# start of Data shown

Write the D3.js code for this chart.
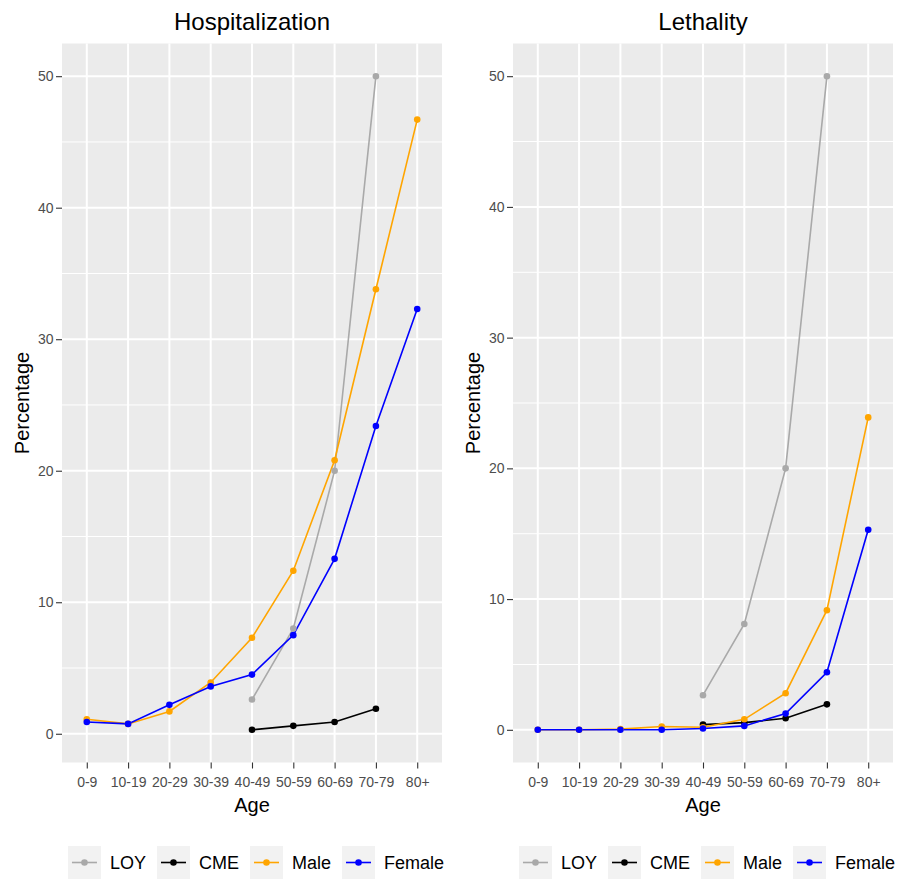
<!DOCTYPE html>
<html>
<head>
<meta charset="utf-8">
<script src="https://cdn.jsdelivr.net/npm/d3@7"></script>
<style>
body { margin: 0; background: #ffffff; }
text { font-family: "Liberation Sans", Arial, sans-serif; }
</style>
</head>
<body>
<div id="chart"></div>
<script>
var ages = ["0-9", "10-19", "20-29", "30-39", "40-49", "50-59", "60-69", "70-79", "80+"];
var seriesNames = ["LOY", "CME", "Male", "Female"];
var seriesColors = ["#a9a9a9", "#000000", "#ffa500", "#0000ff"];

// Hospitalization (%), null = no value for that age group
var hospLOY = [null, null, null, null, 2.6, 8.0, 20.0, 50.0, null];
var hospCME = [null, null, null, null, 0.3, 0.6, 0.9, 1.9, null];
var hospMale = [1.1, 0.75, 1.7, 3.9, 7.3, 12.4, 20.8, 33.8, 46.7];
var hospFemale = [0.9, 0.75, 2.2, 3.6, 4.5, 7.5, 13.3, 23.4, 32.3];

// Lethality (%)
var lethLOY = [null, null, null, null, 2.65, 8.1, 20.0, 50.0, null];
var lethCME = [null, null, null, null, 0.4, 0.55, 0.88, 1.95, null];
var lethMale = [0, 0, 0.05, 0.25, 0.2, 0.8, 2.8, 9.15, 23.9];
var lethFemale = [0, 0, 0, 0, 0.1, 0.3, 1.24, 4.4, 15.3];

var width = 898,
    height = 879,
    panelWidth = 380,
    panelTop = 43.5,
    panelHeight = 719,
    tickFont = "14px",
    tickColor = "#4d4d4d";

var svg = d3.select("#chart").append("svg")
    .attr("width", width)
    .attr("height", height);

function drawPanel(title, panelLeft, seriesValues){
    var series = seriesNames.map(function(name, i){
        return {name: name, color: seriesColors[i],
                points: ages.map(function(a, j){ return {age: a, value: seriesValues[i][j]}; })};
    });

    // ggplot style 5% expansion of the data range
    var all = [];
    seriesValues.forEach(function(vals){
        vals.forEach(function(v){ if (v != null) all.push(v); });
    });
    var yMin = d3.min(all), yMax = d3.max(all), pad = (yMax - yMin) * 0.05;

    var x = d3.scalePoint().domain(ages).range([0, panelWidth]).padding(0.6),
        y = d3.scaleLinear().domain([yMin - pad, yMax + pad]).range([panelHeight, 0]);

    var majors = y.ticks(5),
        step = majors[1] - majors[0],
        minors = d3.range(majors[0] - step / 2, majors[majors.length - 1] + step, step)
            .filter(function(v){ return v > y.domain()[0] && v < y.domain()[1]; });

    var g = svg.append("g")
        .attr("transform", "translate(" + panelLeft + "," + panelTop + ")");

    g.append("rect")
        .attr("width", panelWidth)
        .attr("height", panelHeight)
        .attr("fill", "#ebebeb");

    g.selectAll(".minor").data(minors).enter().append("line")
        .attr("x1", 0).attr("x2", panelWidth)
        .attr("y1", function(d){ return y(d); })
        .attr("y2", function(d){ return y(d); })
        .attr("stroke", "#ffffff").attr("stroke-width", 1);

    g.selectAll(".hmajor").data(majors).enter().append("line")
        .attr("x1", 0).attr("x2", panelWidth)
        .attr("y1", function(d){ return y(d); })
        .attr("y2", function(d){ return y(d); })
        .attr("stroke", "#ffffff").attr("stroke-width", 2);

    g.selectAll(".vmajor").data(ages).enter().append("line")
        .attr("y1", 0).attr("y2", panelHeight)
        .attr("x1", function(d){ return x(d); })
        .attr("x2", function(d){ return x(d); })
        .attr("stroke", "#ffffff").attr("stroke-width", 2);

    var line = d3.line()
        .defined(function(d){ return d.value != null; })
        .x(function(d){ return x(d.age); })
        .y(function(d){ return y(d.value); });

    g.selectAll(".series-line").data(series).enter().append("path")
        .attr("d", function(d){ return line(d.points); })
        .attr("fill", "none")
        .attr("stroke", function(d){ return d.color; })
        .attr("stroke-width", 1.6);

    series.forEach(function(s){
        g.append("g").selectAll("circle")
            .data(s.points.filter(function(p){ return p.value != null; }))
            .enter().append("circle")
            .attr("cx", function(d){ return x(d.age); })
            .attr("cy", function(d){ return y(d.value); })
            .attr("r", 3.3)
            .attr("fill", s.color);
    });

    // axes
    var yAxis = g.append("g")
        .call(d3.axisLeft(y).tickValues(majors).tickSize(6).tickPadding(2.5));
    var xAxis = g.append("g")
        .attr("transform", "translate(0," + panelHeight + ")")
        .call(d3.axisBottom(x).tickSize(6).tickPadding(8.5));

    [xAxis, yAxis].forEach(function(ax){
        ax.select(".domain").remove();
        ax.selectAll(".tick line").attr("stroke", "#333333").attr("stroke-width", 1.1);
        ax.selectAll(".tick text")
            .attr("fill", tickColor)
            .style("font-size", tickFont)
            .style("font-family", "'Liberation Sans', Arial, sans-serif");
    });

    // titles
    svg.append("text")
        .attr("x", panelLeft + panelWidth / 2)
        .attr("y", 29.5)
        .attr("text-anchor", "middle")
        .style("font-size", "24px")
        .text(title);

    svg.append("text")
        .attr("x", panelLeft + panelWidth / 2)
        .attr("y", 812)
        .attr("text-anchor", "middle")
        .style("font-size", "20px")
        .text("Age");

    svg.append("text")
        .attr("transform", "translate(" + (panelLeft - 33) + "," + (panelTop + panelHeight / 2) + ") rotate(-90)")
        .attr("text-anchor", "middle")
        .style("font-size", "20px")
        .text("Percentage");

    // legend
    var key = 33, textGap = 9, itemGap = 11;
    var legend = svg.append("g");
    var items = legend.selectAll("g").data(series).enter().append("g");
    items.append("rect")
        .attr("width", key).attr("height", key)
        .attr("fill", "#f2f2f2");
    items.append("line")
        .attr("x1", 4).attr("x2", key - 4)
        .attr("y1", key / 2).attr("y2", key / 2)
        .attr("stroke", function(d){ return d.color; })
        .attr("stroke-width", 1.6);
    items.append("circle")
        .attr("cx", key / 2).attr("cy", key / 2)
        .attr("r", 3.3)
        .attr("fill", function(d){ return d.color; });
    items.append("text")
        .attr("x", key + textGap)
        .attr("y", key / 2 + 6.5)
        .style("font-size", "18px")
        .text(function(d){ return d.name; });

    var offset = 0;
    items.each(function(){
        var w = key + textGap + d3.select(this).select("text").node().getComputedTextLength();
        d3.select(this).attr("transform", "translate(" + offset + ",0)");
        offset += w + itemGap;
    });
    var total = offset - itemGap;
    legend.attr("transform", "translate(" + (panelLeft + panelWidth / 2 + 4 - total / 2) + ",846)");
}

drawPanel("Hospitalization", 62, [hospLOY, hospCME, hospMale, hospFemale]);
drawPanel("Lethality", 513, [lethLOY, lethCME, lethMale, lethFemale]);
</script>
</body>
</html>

# end of Data shown

* Task goal *
Figure out how many lines above include the string "this", then report that number and nothing else.

* Answer to the exercise *
3